There is the single bottleneck here, running the process per each row. Increasing "EngineThreads" would not help at all, as there will be only one thread running this particular script transform anyway. The time spent in other transforms probably does not matter at all. Processes are heavy weight objects, and running thousands of them will never be cheap.
I can think of following ideas to make it better:
1) The best way to fix it is to convert your custom EXE into an assembly and call it from the script transform - to avoid the overhead of creating processes, parsing the output etc.
2) If you have to use the separate processes, you can try to run these processes in parallel. It will help if the process mostly waits for some input/output (i.e. it is I/O bound). If the processes are memory bound or CPU bound, you would not win much by running them in parallel.
2A) Complex script, simple package.
To run them in parallel, modify the ProcessInput method in your script to start the process asynchronously, and don't wait for the process completion - move to the next row and create the next process. Subscribe to process output and process Exited event, so you know when it has finished. Limit the number of processes run in parallel - otherwise you'll run out of memory. Wait until all the processes are done before returning from ProcessInput call.

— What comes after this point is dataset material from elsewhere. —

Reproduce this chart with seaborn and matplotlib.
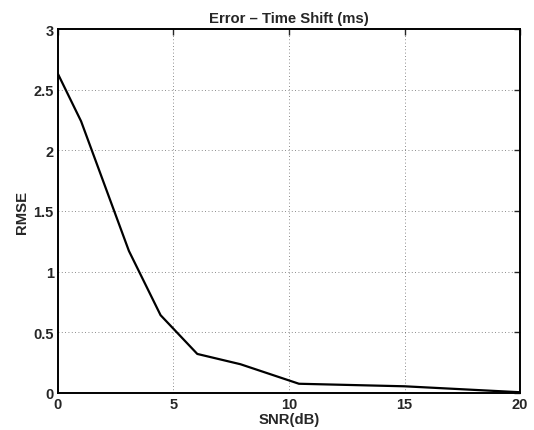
import matplotlib
matplotlib.use("Agg")
import matplotlib.pyplot as plt
import seaborn as sns
import pandas as pd

# Datos
snr_db = [0, 1, 3.07, 4.44, 6.03, 7.9, 10.43, 15, 20]
rmse = [2.63, 2.24, 1.17, 0.64, 0.32, 0.235, 0.074, 0.053, 0.004]
x_ticks = [0, 5, 10, 15, 20]
y_ticks = [0, 0.5, 1, 1.5, 2, 2.5, 3]
y_tick_labels = ["0", "0.5", "1", "1.5", "2", "2.5", "3"]

sns.set_style("white")
plt.rcParams["font.family"] = ["Liberation Sans", "DejaVu Sans"]
plt.rcParams["font.weight"] = "bold"

df = pd.DataFrame({"SNR(dB)": snr_db, "RMSE": rmse})

fig = plt.figure(figsize=(5.34, 4.31), dpi=100)
ax = fig.add_axes([0.1086, 0.0865, 0.8652, 0.8435])

sns.lineplot(data=df, x="SNR(dB)", y="RMSE", color="black", linewidth=1.6, ax=ax)

ax.set_xlim(0, 20)
ax.set_ylim(0, 3)
ax.set_xticks(x_ticks)
ax.set_yticks(y_ticks)
ax.set_yticklabels(y_tick_labels)
ax.grid(True, linestyle=(0, (1, 3)), color="black", linewidth=0.6, alpha=0.6)

for s in ax.spines.values():
    s.set_color("black")
    s.set_linewidth(1.4)
ax.tick_params(direction="in", length=4, width=1, top=True, right=True,
               labelsize=10.5, pad=3)
for lbl in ax.get_xticklabels() + ax.get_yticklabels():
    lbl.set_fontweight("bold")

ax.set_title("Error \u2013 Time Shift (ms)", fontsize=10.7, fontweight="bold", pad=5)
ax.set_xlabel("SNR(dB)", fontsize=10.7, fontweight="bold", labelpad=1)
ax.set_ylabel("RMSE", fontsize=10.7, fontweight="bold", labelpad=3)

fig.savefig("out.png", dpi=100)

2B) Simple script, complex package.
Keep the current sequential script, but partition the data using SSIS. Add conditional split transform, and split the input stream into multiple streams, based on some hash expression - something that will make each output to receive approximately the same amount of data. The number of streams equals the number of process instances you want to run in parallel. Add your script transform to each output of conditional split. Now you should also increase "Engine Threads" property :) and these transforms will run in parallel. (Note: based on tag, I assume you use SSIS 2008. You'll need to insert additional Union All transforms to make it work in SSIS 2005).
This should make it perform better, but millions of processes is a lot. You'll hardly get really good performance here.